WASHINGTON – The United States will no longer threaten families of hostages with prosecution if they negotiate a ransom with terrorists, under a revised policy for dealing with American captives, two U.S. officials said.
While the U.S. continues to officially oppose paying ransoms or making concessions to terrorist groups, the current policy wasn’t uniformly applied, leading to confusion among law enforcement and intelligence agencies and unnecessary pain for families, according to the officials. They were involved in drafting the revised policy and spoke on condition of anonymity to discuss the changes before it is announced Wednesday.
President Barack Obama, who ordered a study of the U.S. hostage policy last year, will also designate a team, rather than a single official, to oversee all communications with hostages’ relatives, the officials said. The White House has said for months that such a communications “fusion cell” was being considered.
Obama will meet with family members of U.S. hostages on Wednesday to discuss the review and before signing an executive order to implement policy changes, White House Press Secretary Josh Earnest told reporters Tuesday. Several of the family members were in Washington on Tuesday to be briefed, he said.
Barak Barfi, a friend of slain journalist Steven Sotloff who has spoken on behalf of his family, said he met with Lt. Gen. Bennet Sacolick of the Army, who led the hostage policy review at the National Counterterrorism Center.
“If his passion is any indication of the changes in store, then government policy on this issue will be more in line with human passions and needs rather than bureaucratic exigencies,” he said in an email Tuesday.
Republican Rep. Duncan Hunter of California, who has pressed for changes in U.S. hostage policy, said the actions fall short.
“Wholesale changes are needed, but what’s being put forward is nothing more than window dressing, I fear,” he said in a statement.

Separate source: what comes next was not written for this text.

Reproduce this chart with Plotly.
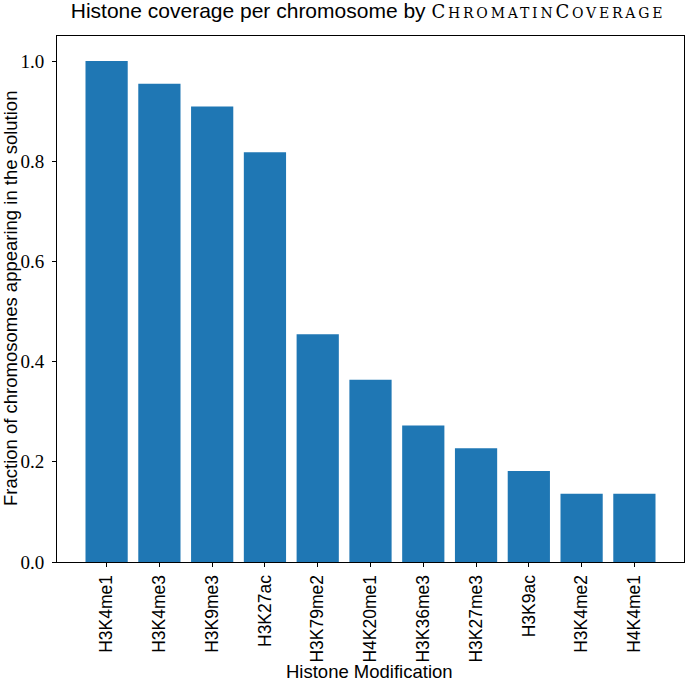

“There needs to be a single person situated above the fusion cell, with the authority necessary to direct certain activities, isolate turf battles and streamline the bureaucracy.”
Obama ordered the National Counterterrorism Center to conduct the review after Sotloff and another American journalist, James Foley, were beheaded by Islamic State militants. Since then, the deaths of several other Americans, including aid workers Peter Kassig and Kayla Mueller in Syria, have raised questions about U.S. hostage policy.
The U.S. has carried out several failed rescue missions in recent months, and Obama acknowledged that a U.S. counterterrorism strike in January inadvertently killed an American held in Pakistan.
Family members of several of those killed have criticized U.S. officials for preventing them from making their own attempts to negotiate with kidnappers and failing to fully inform them about rescue efforts.
Foley’s mother, Diane Foley, told ABC News last year that government officials warned her she might be prosecuted for paying a ransom to secure the release of her son.
Elaine Weinstein, whose husband, Warren Weinstein, was mistakenly killed earlier this year by a U.S. drone strike targeting terrorists, said the government’s assistance was “inconsistent at best and utterly disappointing.”
“This review will not bring Warren back,” she said in a statement released Tuesday. “It is our most sincere hope that it was conducted fully and frankly so the U.S. government can have an honest conversation about the areas where it falls short.”
While several other countries allow their citizens to pay ransoms to foreign kidnappers, the U.S. has for decades maintained its policy against the payments, saying they encourage terrorism.
“To offer concessions to terrorists only does allow them to more effectively fund their operations, but also makes American citizens around the globe an even more significant target than they already are,” Earnest said.
The fusion cell of federal agencies involved in hostage cases, including the Central Intelligence Agency, the Defense Department and the National Security Agency, will help to coordinate communication between families and the government and prevent miscommunication, Earnest said.
The policy changes were reported earlier on the website of Foreign Policy magazine.